I held 'proof' that my psyche was indeed marked with the deepest form of love and compassion by two very special and selfless individuals.
I held proof.
"A mother does not solely have to be the person who gestated you
but can also be the person who nurtured and loved you beyond understanding..."- vjGratitude is an understatement.
I bawled and whimpered and held my heart with each breath I took.
I worked hard to sniff up my snots!
"One click of a shutter can freeze and contain all the love and beauty
that a loving father beheld in his eyes..."- vjBecause I was moved to sobs of joy I felt compelled to reach out to someone that also held a piece of my past with him, my 'brother' Chris (Aunt Mary and Uncle Julio's youngest son.) Something inside of me felt that there was a possibility that he had played a role in this amazing treasure given to me.
Well, it turns out that he had played a role in this and for that I am ETERNALLY GRATEFUL.
Weeks ago, Chris and his lovely wife had gone to visit my Aunt and Uncle and he stumbled upon them going through all of these old photos and slides. When he saw this, my dear Chris told my Aunt Mary that I 'needed to see them and have them.' He swung this incredible pendulum into motion.
I love you, Chris. No matter how much distance is between us or the many years that have overlapped our lives, Chris IS and will always be my big brother. My heart is drenched in absolute appreciation.
Chris & little me circa 1979
Tuesday, February 28th
Just as Aunt Mary had written in the note, the photo album arrived in a separate box. I happened to be on my porch when the box arrived and I mentioned to the mail carrier that he had just 'delivered a treasured gift' and he smiled and said 'enjoy!'
My Aunt Mara was visiting me at the time and we had been talking about and viewing the slides. Tears and smiles were abundant.
I tore the new box open and it revealed a personal album.
The album
The dedication
Aunt Mary put time, energy and a ton of LOVE into making this album for me. The best part was finding small notes from her memory bank describing details that only a 'mother' would know and share.
Our time together was special and sacred and I now own this 'proof' to share with my own daughters.
I look at these photos and cannot help but to bathe myself in tears...

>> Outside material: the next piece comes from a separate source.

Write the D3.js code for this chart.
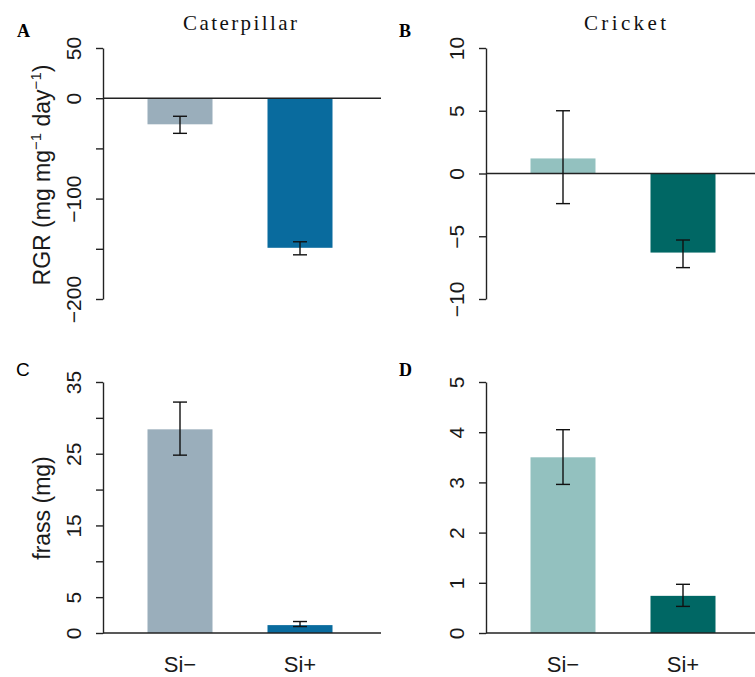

"You were still in diapers but going from toddler to little girl in a hurry."-Aunt Mary
'Proof' of a happy baby girl...
"Every morning you would pick out what you wanted to wear
including your socks and shoes." -Aunt Mary
Little 'fashionista'
"...Some of our friends gave you a baby shower with lot's of clothes as gifts..."
"You loved bubble baths... the more bubbles the better..."- Aunt Mary
Look at that smile! Pure joy...
"You loved playing with cousins Chris & Mike's hamster, 'Poncho Bandito' "- Aunt Mary
Fascinated...
"You loved books..."- Aunt Mary
My Aunt Mary made that 'princess' costume for me and
I was able to have an 'early' and safe halloween experience before returning to my birth mother.
The bottom photo is Aunt Mary and me on our last day together.
33 years ago I was gifted with unconditional love and affection, not to mention all of the contagious giggles.
10 years ago I was gifted with pieces of my past in the form of timeless images capturing the sweet baby 'daughter' I was to Uncle Julio and Aunt Mary and little 'sister' I was to Mike and Chris.
Today, I've been gifted with a precious memory, my childhood happiness. Thanks to my first unconditionally loving parents, Uncle Julio and Aunt Mary, I can hold this close to my heart forever.
I love you both beyond what my words can ever express here.
Uncle Julio & Aunt Mary,
As a small token of my immense gratitude and absolute love for you both, I'd be honored to gift you the chance to get to know, be a part of and share in the lives of my three daughters. It is the least that I can offer with what you have forever seared in my heart and soul so long ago.
Love and compassion grew out of my time with you. Our time together was pivotal in so many ways. Thank you... thank you... thank you... from the deepest corners of my heart...
All my love,
"Compassion, from birth, is in our blood."- Dalai Lama
1 comment:
Just beautiful, Vanessa! I'm a big puddle of happy tears for you. I am leaving a note for Chris to read this before he starts his day.